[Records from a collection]
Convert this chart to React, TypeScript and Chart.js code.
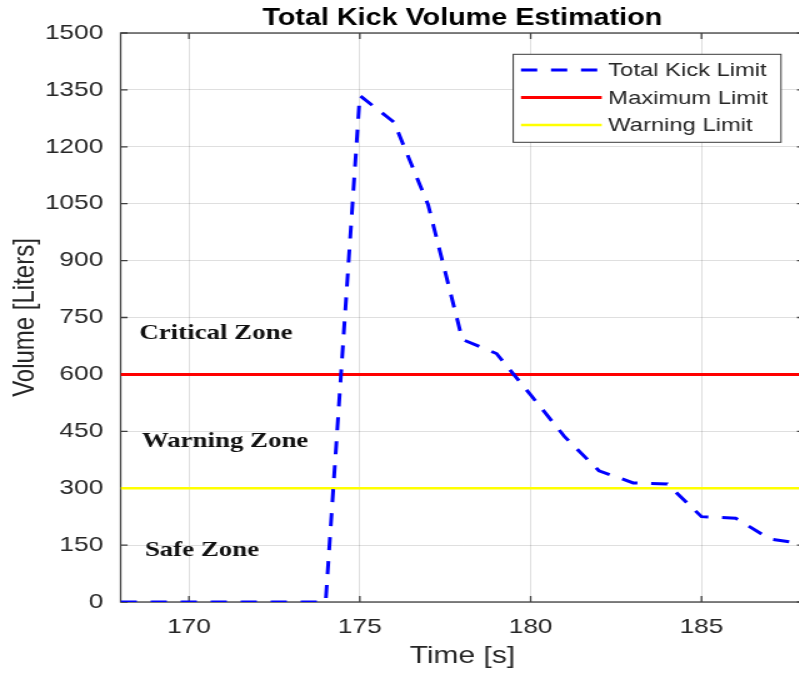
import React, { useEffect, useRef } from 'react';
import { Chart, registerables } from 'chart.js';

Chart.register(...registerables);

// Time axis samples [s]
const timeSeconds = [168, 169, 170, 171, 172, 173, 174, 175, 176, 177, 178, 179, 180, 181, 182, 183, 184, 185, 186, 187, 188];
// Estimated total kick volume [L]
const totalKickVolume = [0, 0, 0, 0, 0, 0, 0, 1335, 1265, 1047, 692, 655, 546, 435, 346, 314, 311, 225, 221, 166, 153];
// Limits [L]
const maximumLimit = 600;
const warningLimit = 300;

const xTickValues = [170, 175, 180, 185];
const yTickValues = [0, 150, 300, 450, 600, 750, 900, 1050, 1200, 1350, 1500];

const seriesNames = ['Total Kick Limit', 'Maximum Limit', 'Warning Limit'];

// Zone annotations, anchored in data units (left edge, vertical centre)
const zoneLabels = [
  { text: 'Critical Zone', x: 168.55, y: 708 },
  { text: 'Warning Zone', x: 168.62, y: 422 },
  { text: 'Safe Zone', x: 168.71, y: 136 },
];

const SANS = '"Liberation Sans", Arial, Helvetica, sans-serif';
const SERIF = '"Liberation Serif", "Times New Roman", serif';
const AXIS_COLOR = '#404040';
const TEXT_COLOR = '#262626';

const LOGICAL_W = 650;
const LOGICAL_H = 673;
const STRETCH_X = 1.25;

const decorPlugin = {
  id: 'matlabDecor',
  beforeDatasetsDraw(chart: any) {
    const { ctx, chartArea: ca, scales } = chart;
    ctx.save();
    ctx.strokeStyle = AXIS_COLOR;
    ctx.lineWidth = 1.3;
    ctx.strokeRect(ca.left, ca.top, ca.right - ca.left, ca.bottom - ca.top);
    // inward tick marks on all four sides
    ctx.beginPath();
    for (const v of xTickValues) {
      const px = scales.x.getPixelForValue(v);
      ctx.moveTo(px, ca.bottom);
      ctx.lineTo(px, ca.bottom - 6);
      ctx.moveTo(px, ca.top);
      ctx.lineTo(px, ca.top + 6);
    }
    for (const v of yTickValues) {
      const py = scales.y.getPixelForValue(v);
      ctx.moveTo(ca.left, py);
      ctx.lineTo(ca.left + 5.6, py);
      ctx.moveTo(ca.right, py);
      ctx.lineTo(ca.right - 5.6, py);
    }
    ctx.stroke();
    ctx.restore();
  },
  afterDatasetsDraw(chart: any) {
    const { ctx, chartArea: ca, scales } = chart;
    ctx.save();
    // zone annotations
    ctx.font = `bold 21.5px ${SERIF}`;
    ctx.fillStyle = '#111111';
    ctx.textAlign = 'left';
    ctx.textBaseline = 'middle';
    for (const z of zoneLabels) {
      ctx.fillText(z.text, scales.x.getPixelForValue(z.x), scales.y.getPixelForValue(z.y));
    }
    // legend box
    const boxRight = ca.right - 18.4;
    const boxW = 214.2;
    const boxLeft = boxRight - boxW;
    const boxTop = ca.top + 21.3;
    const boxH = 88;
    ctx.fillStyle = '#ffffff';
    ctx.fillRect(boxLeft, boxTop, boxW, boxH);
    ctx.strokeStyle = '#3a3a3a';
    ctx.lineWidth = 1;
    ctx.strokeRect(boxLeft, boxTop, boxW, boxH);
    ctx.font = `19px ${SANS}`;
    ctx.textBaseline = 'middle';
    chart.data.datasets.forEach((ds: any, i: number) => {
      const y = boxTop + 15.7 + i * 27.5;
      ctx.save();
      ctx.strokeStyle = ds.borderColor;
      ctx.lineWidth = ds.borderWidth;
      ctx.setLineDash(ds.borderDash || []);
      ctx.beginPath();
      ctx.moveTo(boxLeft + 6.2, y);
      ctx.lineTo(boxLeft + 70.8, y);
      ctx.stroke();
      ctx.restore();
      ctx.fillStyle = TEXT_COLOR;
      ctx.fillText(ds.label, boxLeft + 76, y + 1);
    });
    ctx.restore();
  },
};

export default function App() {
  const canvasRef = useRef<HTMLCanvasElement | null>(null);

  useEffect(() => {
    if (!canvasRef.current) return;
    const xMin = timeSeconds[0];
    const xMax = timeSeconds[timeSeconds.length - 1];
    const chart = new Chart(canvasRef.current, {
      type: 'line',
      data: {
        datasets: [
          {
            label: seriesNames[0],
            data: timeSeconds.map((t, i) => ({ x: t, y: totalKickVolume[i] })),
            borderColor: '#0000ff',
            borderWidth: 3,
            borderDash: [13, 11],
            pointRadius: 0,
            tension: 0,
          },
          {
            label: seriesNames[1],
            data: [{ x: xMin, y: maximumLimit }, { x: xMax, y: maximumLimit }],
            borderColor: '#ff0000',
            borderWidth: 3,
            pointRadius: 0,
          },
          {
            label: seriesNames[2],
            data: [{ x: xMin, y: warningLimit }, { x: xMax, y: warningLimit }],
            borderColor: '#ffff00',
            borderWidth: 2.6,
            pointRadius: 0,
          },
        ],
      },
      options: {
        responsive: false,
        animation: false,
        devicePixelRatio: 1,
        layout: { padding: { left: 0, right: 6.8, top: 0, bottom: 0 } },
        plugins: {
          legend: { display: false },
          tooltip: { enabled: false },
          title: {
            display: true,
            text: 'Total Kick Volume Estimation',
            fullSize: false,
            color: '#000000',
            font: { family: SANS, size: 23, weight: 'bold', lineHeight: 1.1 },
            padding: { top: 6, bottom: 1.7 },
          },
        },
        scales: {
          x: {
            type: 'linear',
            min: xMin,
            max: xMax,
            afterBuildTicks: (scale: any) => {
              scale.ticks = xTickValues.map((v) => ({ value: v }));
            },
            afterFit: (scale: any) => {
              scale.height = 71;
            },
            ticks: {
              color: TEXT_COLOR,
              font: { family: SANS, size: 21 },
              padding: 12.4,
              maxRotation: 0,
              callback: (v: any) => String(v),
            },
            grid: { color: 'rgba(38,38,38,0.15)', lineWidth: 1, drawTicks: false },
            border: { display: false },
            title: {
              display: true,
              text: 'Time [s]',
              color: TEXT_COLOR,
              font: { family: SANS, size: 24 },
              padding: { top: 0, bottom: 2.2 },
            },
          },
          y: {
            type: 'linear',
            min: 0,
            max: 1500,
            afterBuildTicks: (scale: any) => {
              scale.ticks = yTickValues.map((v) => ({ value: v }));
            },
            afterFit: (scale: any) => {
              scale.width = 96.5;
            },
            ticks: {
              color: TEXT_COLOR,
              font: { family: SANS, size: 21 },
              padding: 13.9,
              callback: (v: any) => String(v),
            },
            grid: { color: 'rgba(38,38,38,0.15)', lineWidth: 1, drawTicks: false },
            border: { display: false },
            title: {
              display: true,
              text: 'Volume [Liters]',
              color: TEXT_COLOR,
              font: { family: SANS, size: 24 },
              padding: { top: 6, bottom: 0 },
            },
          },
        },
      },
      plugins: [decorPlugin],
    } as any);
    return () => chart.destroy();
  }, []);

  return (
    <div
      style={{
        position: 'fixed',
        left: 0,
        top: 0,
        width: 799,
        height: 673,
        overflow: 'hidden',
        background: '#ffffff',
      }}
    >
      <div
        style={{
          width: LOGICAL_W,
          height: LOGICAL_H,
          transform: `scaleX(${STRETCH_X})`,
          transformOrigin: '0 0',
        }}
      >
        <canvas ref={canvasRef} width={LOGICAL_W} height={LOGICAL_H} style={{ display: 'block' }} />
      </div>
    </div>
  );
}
* * *
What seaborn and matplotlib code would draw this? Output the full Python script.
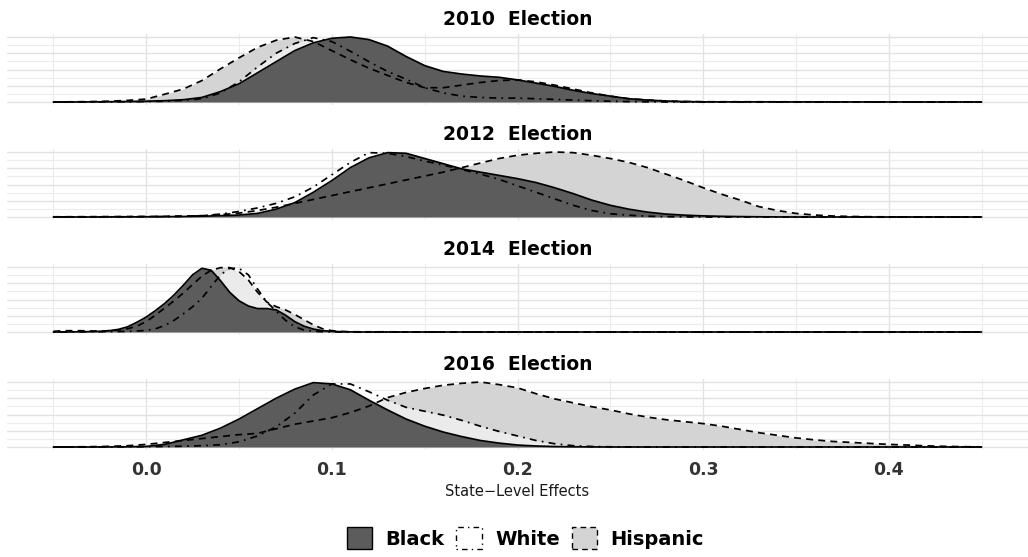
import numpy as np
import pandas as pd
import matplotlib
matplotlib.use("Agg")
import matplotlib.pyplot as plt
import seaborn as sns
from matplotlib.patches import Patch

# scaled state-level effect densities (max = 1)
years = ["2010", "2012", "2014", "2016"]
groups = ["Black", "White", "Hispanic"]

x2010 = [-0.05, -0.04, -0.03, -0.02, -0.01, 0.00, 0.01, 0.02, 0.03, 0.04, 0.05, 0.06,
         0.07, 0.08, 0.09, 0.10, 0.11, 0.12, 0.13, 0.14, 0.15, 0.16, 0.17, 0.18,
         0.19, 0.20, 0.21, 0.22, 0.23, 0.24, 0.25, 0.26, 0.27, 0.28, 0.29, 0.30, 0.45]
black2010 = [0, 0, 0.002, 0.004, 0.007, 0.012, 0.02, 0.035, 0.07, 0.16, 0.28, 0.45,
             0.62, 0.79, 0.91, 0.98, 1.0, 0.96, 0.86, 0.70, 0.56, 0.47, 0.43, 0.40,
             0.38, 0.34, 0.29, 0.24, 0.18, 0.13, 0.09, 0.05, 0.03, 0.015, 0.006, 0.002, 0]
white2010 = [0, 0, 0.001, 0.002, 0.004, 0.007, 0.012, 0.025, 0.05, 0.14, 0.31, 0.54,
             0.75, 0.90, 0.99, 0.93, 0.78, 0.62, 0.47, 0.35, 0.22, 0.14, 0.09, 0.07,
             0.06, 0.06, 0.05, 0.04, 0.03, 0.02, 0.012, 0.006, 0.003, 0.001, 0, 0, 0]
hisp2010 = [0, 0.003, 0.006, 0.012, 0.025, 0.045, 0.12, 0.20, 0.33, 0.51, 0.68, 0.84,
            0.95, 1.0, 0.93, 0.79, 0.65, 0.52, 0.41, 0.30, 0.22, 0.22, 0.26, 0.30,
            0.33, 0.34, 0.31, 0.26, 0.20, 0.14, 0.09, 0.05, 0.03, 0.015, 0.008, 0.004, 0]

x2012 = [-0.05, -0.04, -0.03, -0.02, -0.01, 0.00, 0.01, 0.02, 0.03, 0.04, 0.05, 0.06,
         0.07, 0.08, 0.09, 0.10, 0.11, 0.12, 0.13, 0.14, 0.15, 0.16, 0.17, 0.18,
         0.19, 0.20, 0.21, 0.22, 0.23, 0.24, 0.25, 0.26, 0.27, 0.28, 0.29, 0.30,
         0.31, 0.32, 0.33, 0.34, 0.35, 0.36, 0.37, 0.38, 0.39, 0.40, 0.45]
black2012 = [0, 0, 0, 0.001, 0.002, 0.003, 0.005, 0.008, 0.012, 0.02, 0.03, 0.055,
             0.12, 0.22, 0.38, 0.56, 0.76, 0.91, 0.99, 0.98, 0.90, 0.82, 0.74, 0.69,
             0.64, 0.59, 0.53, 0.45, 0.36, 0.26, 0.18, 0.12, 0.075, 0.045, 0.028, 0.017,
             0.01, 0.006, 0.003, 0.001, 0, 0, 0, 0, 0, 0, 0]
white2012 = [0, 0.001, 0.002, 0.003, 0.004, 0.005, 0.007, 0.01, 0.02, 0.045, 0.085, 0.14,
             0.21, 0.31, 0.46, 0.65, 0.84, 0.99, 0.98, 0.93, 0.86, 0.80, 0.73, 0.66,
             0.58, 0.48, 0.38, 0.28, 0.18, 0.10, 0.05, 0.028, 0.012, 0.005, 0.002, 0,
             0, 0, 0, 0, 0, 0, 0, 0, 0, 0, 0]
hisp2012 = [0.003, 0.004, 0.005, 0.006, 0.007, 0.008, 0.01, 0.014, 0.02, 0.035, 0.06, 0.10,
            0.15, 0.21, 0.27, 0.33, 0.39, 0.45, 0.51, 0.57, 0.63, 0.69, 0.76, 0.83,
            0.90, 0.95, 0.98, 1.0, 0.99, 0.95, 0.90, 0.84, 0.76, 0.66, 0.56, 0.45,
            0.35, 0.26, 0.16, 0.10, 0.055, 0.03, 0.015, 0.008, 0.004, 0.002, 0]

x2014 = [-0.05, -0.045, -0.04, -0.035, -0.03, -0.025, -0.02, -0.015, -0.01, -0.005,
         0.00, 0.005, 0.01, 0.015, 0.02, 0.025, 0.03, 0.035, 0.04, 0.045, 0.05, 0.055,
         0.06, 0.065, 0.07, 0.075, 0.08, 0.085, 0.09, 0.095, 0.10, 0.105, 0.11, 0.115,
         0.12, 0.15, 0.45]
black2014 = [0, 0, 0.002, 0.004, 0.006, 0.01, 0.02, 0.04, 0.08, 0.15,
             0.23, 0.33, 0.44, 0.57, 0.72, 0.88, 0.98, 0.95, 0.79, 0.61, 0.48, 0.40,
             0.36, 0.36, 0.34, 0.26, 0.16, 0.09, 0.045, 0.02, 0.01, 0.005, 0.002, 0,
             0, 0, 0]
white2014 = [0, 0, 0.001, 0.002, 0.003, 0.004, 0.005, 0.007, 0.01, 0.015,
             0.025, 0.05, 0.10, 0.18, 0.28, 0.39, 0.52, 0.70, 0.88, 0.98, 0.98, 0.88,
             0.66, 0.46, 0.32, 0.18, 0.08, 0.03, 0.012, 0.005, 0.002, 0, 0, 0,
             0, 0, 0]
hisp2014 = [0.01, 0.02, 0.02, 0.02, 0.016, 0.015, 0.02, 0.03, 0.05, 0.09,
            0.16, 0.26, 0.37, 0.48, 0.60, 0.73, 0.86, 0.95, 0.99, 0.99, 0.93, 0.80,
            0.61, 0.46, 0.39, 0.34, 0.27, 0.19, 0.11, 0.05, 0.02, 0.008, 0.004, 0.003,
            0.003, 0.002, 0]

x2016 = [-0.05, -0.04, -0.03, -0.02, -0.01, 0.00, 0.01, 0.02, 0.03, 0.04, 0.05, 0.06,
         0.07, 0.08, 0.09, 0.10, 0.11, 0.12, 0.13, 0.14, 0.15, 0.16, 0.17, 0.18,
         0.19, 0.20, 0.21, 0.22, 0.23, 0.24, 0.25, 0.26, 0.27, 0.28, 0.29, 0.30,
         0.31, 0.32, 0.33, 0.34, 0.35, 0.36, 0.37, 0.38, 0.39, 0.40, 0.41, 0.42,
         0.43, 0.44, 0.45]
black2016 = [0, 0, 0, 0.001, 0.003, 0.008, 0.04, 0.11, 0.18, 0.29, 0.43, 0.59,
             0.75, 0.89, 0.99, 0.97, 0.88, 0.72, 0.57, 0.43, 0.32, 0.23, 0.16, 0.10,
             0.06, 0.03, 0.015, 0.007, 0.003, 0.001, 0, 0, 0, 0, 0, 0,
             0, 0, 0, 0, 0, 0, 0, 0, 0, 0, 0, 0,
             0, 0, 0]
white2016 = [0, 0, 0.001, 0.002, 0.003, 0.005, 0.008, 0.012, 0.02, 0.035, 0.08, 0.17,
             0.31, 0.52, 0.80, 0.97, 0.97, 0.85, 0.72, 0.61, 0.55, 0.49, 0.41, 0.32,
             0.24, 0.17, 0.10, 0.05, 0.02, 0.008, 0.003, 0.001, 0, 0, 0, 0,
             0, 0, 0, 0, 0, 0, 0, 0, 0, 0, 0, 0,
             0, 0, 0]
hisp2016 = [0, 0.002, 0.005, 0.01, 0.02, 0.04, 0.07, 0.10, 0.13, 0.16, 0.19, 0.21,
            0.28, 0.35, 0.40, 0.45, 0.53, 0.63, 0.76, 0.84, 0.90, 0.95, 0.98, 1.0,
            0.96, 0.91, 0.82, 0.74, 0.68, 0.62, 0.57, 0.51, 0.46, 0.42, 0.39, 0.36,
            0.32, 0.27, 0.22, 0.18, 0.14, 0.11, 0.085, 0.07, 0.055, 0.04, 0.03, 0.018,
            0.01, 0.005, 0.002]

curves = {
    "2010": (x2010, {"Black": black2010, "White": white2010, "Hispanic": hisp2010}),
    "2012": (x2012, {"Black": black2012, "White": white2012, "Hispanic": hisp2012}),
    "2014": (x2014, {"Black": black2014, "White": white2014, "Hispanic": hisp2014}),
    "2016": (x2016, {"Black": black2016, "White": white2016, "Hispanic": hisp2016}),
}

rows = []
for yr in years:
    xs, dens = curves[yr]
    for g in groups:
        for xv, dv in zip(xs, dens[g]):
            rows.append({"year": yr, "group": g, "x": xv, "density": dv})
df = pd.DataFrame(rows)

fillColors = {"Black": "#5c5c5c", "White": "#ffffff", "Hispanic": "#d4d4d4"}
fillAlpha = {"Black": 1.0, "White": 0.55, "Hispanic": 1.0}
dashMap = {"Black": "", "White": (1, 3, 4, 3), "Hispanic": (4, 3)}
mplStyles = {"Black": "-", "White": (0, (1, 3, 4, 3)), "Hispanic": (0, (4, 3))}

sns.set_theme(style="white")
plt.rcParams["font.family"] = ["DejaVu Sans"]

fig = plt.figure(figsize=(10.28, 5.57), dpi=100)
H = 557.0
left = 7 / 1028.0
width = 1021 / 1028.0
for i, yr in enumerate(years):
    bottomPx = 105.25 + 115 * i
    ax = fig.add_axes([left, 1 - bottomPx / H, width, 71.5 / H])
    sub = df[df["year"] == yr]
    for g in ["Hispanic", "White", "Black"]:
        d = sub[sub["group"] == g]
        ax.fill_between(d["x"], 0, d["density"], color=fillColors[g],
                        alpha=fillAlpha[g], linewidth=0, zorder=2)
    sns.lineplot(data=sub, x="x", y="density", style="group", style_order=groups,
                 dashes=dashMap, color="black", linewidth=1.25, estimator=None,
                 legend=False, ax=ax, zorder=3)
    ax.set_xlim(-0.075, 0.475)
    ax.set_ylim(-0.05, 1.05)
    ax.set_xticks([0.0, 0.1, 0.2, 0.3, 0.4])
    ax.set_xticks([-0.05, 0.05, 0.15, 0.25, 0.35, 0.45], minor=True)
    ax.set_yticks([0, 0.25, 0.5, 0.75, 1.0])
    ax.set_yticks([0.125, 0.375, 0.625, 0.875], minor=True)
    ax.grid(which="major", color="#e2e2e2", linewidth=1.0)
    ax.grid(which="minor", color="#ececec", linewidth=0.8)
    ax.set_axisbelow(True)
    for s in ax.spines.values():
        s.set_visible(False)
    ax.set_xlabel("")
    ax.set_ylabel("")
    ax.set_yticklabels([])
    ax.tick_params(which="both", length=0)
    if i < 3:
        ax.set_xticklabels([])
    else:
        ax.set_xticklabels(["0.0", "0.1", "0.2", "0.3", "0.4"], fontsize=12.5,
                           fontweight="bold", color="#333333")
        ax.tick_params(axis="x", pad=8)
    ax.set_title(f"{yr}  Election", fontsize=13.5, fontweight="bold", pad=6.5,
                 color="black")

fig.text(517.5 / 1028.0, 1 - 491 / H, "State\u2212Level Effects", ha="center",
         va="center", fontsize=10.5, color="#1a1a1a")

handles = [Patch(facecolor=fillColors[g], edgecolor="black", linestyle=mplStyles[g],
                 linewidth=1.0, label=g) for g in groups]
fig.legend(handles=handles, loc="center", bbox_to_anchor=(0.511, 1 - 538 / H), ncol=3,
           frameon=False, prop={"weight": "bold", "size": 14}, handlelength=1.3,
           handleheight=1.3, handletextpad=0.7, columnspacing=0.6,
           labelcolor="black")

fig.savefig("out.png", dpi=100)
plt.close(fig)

* [Work to complete] Transcribe only the lines from the line holding "Convert this chart" through the line holding "const STRETCH_X = 1.25;", inclusive, without any of the pictures.

* [The completed task]
Convert this chart to React, TypeScript and Chart.js code.
import React, { useEffect, useRef } from 'react';
import { Chart, registerables } from 'chart.js';

Chart.register(...registerables);

// Time axis samples [s]
const timeSeconds = [168, 169, 170, 171, 172, 173, 174, 175, 176, 177, 178, 179, 180, 181, 182, 183, 184, 185, 186, 187, 188];
// Estimated total kick volume [L]
const totalKickVolume = [0, 0, 0, 0, 0, 0, 0, 1335, 1265, 1047, 692, 655, 546, 435, 346, 314, 311, 225, 221, 166, 153];
// Limits [L]
const maximumLimit = 600;
const warningLimit = 300;

const xTickValues = [170, 175, 180, 185];
const yTickValues = [0, 150, 300, 450, 600, 750, 900, 1050, 1200, 1350, 1500];

const seriesNames = ['Total Kick Limit', 'Maximum Limit', 'Warning Limit'];

// Zone annotations, anchored in data units (left edge, vertical centre)
const zoneLabels = [
  { text: 'Critical Zone', x: 168.55, y: 708 },
  { text: 'Warning Zone', x: 168.62, y: 422 },
  { text: 'Safe Zone', x: 168.71, y: 136 },
];

const SANS = '"Liberation Sans", Arial, Helvetica, sans-serif';
const SERIF = '"Liberation Serif", "Times New Roman", serif';
const AXIS_COLOR = '#404040';
const TEXT_COLOR = '#262626';

const LOGICAL_W = 650;
const LOGICAL_H = 673;
const STRETCH_X = 1.25;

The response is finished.